Given the relatively high incidence of dysphagia following ACDF any factor which may limit this complication could be potentially beneficial for patients [2, 3, 8, 12, 14, 15]. Hardware is known to be a contributor to this problem [7, 11]. Now, with a clear description of the normal anatomy in this region, implants can be designed which will place limited pressure on crucial anterior structures such as the esophagus. With an average distance in the midline of 1.02 to 1.31 mm between the cervical spine and the esophagus, the vast majority of cervical plates available today cause resting pressure on the esophagus. This could potentially contribute to dysphagia. It is anticipated that future hardware designs can incorporate these findings and limit hardware profiles in the midline. By preserving the natural course of the esophagus, it would be anticipated that the incidence of dysphagia could be limited. Much like anterior cervical fusion plates, cervical disc replacements that incorporate anterior flanges or screw fixation may benefit from similar considerations. Given the maintenance of motion with cervical disc replacement and potential frictional effects of hardware on the esophagus, our findings may be even more pertinent to these devices.
The limitations of our study include the fact that we used “normal” patients for analysis. Surgical candidates can often have significant anterior cervical osteophytes and may even present with antero- or retrolisthesis at one or more levels. The osteophytes are typically removed at surgery in order to fully decompress the disc space and to accommodate hardware. These osteophytes are produced over years of the degenerative process, and given that extended time period the surrounding structures have time to accommodate to the mass effect that is created. Hence these osteophytes may not contribute to dysphagia in the un-operated cervical spine. Only after there has been surgical trauma and the edition of a plate do the symptoms of dysphagia manifest. Since osteophyte removal is necessary for plate application, they should not contribute to the ultimate relationship that would be found between the esophagus and the cervical spine following ACDF. Rather our findings, recorded from “normal” patients, would be applicable.

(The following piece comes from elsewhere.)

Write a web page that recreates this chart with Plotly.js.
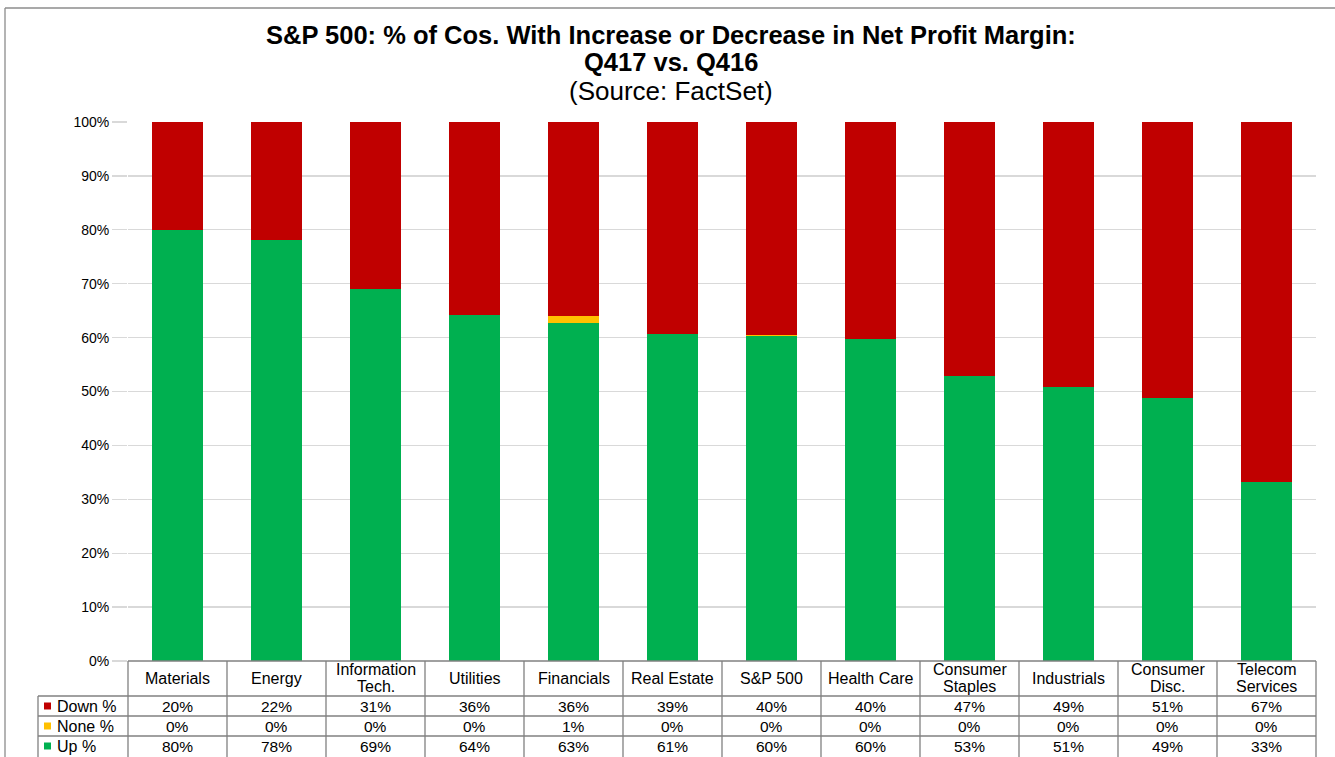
<!DOCTYPE html>
<html>
<head>
<meta charset="utf-8">
<script src="https://cdn.plot.ly/plotly-3.0.1.min.js"></script>
<style>
  body { margin: 0; background: #fff; }
  #chart { width: 1335px; height: 757px; }
</style>
</head>
<body>
<div id="chart"></div>
<script>
// sectors, in chart order
var sectors = ['Materials', 'Energy', 'Information<br>Tech.', 'Utilities', 'Financials', 'Real Estate',
  'S&P 500', 'Health Care', 'Consumer<br>Staples', 'Industrials', 'Consumer<br>Disc.', 'Telecom<br>Services'];

// bar heights (%)
var upPct   = [80.0, 78.1, 69.0, 64.2, 62.7, 60.7, 60.3, 59.7, 52.9, 50.8, 48.8, 33.2];
var nonePct = [0, 0, 0, 0, 1.4, 0, 0.2, 0, 0, 0, 0, 0];
var downPct = [20.0, 21.9, 31.0, 35.8, 35.9, 39.3, 39.5, 40.3, 47.1, 49.2, 51.2, 66.8];

// values as printed in the table
var downLbl = ['20%', '22%', '31%', '36%', '36%', '39%', '40%', '40%', '47%', '49%', '51%', '67%'];
var noneLbl = ['0%', '0%', '0%', '0%', '1%', '0%', '0%', '0%', '0%', '0%', '0%', '0%'];
var upLbl   = ['80%', '78%', '69%', '64%', '63%', '61%', '60%', '60%', '53%', '51%', '49%', '33%'];

var titleLines = ['S&P 500: % of Cos. With Increase or Decrease in Net Profit Margin:', 'Q417 vs. Q416', '(Source: FactSet)'];

var red = '#C00000', yellow = '#FFC000', green = '#00B050';
var xs = sectors.map(function (s, i) { return i; });

var data = [
  { x: xs, y: upPct, type: 'bar', name: 'Up %', marker: { color: green } },
  { x: xs, y: nonePct, type: 'bar', name: 'None %', marker: { color: yellow } },
  { x: xs, y: downPct, type: 'bar', name: 'Down %', marker: { color: red } }
];
// bars are in % so scale to the 0..1 axis
data.forEach(function (t) { t.y = t.y.map(function (v) { return v / 100; }); });

// plot area: left 128, right 1316, top 122, bottom 661 (px)
var L = 128, R = 1316, T = 122, B = 661;
var W = R - L, H = B - T;
function px(v) { return (v - L) / W; }   // page x -> paper x
function py(v) { return (B - v) / H; }   // page y -> paper y

var FONT = 'Liberation Sans, Arial, sans-serif';
var grey = '#808080';
var shapes = [];
function line(x0, y0, x1, y1, c) {
  shapes.push({ type: 'line', xref: 'paper', yref: 'paper', x0: px(x0), y0: py(y0), x1: px(x1), y1: py(y1),
    line: { color: c || grey, width: 1.3 } });
}
// table grid
var rows = [661, 696, 716, 736, 756];
line(L, 661, R, 661);
for (var r = 1; r < rows.length - 1; r++) line(38, rows[r], R, rows[r]);
for (var k = 0; k <= sectors.length; k++) {
  var xx = L + k * W / sectors.length;
  line(xx, 661, xx, 760);
}
line(38, 696, 38, 760);
// outer frame of the chart
line(5, 8, 1340, 8, '#8c8c8c');
line(5, 8, 5, 760, '#8c8c8c');

var annotations = [];
var tf = { family: FONT, size: 15.5, color: '#000' };
sectors.forEach(function (s, i) {
  var parts = s.split('<br>');
  var ys = parts.length > 1 ? [669.5, 686.5] : [678.5];
  parts.forEach(function (p, n) {
    annotations.push({ x: i, y: py(ys[n]), xref: 'x', yref: 'paper', text: p, showarrow: false,
      font: { family: FONT, size: 16, color: '#000' }, xanchor: 'center', yanchor: 'middle' });
  });
  [downLbl, noneLbl, upLbl].forEach(function (arr, j) {
    annotations.push({ x: i, y: py((rows[j + 1] + rows[j + 2]) / 2), xref: 'x', yref: 'paper',
      text: arr[i], showarrow: false, font: tf, xanchor: 'center', yanchor: 'middle' });
  });
});
// row keys of the data table
var legendRows = [['Down %', red], ['None %', yellow], ['Up %', green]];
legendRows.forEach(function (lr, j) {
  var cy = (rows[j + 1] + rows[j + 2]) / 2;
  shapes.push({ type: 'rect', xref: 'paper', yref: 'paper', x0: px(44), x1: px(51), y0: py(cy - 3.5), y1: py(cy + 3.5),
    fillcolor: lr[1], line: { width: 0 } });
  annotations.push({ x: px(55), y: py(cy), xref: 'paper', yref: 'paper',
    text: lr[0], showarrow: false,
    font: { family: FONT, size: 16, color: '#000' }, xanchor: 'left', yanchor: 'middle' });
});
// title, three lines
var titleY = [35, 62, 91];
titleLines.forEach(function (t, j) {
  annotations.push({ x: (671 - L) / W, y: py(titleY[j]), xref: 'paper', yref: 'paper',
    text: j < 2 ? '<b>' + t + '</b>' : t, showarrow: false,
    font: { family: FONT, size: j < 2 ? 25.5 : 26, color: '#000' }, xanchor: 'center', yanchor: 'middle' });
});

var layout = {
  width: 1335,
  height: 757,
  margin: { l: L, r: 1335 - R, t: T, b: 757 - B },
  paper_bgcolor: '#fff',
  plot_bgcolor: '#fff',
  barmode: 'stack',
  bargap: 0.485,
  showlegend: false,
  xaxis: {
    range: [-0.5, sectors.length - 0.5],
    showticklabels: false,
    showgrid: false,
    zeroline: false,
    ticks: ''
  },
  yaxis: {
    range: [0, 1],
    tickvals: [0, 0.1, 0.2, 0.3, 0.4, 0.5, 0.6, 0.7, 0.8, 0.9, 1],
    tickformat: '.0%',
    showgrid: true,
    gridcolor: '#d9d9d9',
    gridwidth: 1.3,
    zeroline: false,
    ticks: 'outside',
    ticklen: 15,
    tickcolor: '#d9d9d9',
    tickwidth: 1.3,
    tickfont: { family: FONT, size: 14, color: '#000' }
  },
  shapes: shapes,
  annotations: annotations
};

Plotly.newPlot('chart', data, layout, { staticPlot: true });
</script>
</body>
</html>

The CT scans were obtained in the supine position. It remains unknown if the position of the esophagus relative to the cervical spine changes in an upright position. This appears unlikely as the supine position via gravity, directs more of a posterior force on the esophagus. Lastly, our study was limited to the levels C5 through C7. Findings at other levels will require further study and cannot be directly extrapolated from this report.
One interesting finding observed in this study, although not specifically measured quantitatively, was the anatomic variability of the esophagus as it descends anterior to the cervical spine. In most cases, the esophagus proper becomes well defined at the level of C6. Above, the cricopharyngeus muscle marks the transition from the hypopharynx to the esophagus. There was some anatomic variance as to the exact level where this transition occurred. This too may contribute to the potential risk or predisposition that any particular patient has in developing dysphagia following ACDF.
Conclusions
In summary, the relationship between the esophagus and anterior cervical spine has been described from the level of the C5 vertebral body to the C7 vertebral body. The esophagus lies closest to the vertebral bodies and disc spaces in the midline. A potentially usable space exists between the esophagus and cervical spine at the medial edge of the longus colli muscle bilaterally, right greater than left. Future implant designs will hopefully utilize the relationship of the esophagus to the anterior cervical spine to reduce the incidence of post-operative dysphagia.